Aim: Select the lines below containing the word "this".

Stored rows:
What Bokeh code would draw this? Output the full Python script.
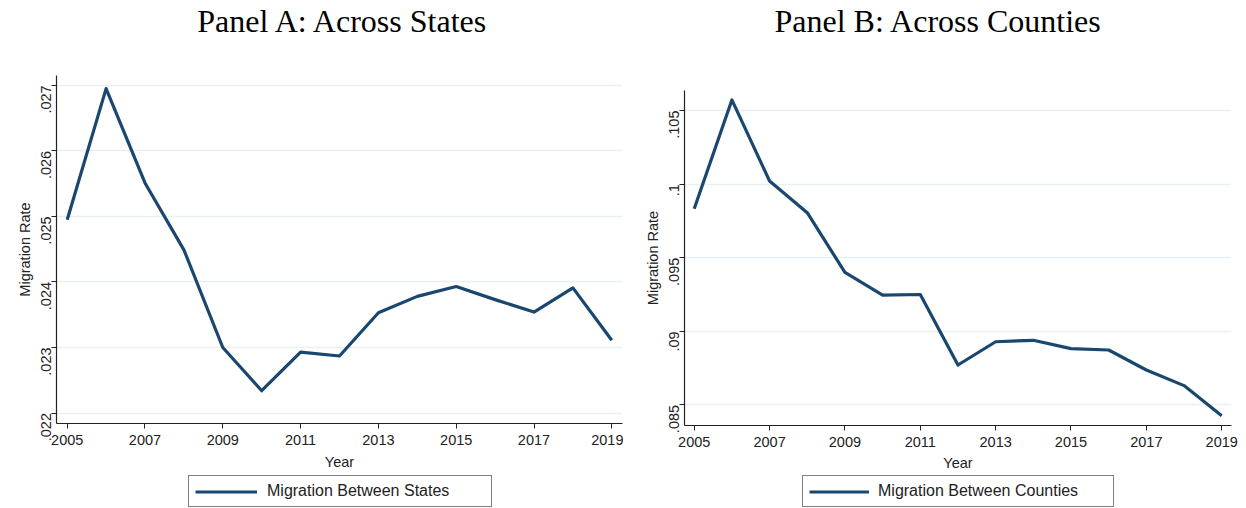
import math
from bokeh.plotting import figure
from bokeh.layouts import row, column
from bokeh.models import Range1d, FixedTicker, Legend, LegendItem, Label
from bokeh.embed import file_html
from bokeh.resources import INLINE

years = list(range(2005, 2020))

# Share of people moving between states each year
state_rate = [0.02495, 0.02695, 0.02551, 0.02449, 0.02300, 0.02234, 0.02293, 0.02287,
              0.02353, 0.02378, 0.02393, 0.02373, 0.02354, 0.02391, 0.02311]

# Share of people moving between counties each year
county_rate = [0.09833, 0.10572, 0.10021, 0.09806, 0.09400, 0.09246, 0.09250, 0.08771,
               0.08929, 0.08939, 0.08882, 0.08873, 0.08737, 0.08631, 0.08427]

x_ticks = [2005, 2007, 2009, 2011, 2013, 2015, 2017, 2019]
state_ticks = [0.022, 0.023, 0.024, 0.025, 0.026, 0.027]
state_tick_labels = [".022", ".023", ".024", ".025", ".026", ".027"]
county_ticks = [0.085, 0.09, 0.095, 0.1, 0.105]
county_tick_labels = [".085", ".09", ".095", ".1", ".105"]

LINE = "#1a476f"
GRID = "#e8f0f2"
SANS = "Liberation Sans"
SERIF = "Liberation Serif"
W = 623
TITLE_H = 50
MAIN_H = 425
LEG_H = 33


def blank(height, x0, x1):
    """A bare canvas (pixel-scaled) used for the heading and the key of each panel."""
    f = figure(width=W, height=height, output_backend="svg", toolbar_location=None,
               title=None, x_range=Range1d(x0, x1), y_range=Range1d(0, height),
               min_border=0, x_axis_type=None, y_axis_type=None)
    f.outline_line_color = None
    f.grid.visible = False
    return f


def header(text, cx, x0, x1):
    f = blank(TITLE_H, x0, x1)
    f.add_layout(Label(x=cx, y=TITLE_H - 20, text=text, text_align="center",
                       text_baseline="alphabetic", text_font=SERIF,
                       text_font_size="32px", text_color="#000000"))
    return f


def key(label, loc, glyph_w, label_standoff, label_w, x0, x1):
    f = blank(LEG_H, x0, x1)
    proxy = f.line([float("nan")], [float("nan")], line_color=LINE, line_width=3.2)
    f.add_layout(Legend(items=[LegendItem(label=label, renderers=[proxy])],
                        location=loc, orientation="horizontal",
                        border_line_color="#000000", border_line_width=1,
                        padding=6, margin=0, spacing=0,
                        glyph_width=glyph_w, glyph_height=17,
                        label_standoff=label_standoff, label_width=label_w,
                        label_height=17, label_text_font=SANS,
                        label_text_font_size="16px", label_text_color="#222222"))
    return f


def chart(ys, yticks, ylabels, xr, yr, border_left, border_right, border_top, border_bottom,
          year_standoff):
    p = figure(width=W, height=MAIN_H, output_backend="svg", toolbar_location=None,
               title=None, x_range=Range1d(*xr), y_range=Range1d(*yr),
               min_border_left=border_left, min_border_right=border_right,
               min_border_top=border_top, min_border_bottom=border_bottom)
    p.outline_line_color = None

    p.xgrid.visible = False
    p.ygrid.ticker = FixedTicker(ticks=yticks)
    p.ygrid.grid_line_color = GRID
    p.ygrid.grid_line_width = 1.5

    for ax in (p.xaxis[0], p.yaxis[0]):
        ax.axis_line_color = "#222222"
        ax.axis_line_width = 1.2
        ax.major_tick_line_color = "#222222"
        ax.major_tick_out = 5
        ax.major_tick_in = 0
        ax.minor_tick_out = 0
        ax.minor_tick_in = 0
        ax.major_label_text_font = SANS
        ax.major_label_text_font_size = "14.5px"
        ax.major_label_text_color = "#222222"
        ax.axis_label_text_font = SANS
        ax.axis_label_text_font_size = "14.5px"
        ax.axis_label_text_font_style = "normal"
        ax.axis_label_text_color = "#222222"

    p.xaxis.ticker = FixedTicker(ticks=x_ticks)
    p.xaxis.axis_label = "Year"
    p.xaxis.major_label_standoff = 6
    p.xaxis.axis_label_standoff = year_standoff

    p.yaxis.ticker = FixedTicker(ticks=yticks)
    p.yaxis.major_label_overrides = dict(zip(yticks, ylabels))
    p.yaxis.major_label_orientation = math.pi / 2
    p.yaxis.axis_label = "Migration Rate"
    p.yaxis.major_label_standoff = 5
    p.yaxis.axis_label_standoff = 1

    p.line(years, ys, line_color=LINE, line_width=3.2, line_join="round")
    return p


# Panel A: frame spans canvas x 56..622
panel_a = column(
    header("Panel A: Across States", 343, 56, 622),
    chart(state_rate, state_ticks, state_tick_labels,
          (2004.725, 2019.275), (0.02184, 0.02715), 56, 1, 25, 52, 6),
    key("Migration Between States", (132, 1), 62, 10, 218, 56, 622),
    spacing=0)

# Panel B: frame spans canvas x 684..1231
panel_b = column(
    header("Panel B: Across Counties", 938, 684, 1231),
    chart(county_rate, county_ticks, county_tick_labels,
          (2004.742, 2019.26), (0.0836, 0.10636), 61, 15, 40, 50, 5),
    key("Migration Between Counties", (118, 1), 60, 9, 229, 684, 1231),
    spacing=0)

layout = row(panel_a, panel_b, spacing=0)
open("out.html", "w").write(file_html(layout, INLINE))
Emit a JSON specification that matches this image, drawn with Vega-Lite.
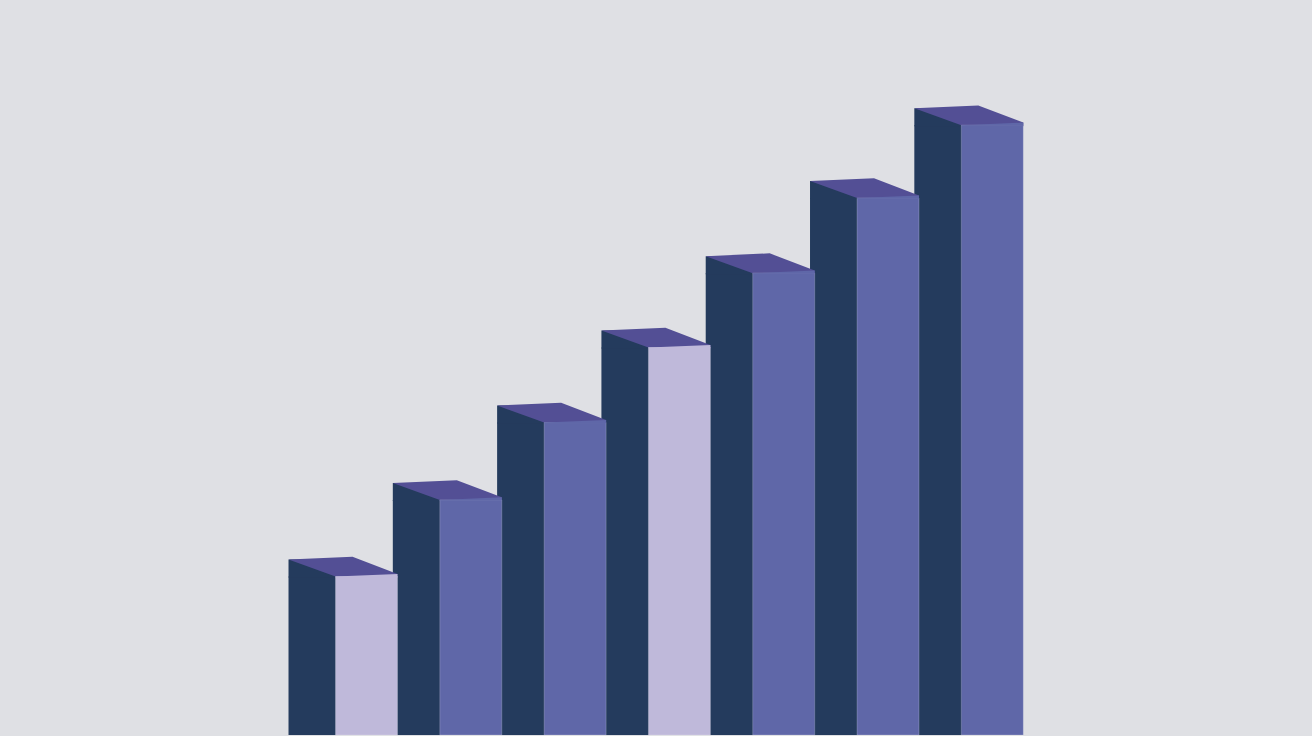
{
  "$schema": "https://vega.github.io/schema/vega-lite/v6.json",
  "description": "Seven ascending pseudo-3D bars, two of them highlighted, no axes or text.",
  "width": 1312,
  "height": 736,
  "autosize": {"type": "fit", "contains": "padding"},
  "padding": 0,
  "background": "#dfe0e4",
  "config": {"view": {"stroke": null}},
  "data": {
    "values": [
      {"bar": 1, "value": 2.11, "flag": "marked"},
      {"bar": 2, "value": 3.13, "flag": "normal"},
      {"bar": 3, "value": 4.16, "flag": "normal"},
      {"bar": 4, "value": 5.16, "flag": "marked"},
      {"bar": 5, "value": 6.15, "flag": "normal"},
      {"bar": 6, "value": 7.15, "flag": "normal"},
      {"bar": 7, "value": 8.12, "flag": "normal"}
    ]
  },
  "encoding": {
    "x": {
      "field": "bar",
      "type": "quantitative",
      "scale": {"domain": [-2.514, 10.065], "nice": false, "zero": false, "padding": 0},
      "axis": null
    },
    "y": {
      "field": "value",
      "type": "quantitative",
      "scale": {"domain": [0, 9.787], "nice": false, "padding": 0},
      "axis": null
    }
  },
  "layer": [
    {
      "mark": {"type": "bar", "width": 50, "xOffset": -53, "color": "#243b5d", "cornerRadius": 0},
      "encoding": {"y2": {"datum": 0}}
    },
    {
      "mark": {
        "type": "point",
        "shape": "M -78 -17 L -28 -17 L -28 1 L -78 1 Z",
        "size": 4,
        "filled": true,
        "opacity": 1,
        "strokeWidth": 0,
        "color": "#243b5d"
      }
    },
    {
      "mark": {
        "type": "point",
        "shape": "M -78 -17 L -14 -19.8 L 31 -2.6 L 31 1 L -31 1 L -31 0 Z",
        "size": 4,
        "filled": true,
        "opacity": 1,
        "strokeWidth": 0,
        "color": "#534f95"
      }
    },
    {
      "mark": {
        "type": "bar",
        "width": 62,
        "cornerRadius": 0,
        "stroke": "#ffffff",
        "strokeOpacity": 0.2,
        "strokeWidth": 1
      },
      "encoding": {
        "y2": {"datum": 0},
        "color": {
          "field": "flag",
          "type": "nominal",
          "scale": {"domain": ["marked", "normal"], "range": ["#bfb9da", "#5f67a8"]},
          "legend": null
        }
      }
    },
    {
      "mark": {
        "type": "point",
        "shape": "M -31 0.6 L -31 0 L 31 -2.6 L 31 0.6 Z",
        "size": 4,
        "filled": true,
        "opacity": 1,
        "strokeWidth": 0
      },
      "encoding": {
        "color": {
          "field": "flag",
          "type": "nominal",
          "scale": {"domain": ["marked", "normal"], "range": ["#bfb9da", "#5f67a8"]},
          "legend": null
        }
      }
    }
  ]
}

Response:
What Bokeh code would draw this? Output the full Python script.
Emit a JSON specification that matches this image, drawn with Vega-Lite.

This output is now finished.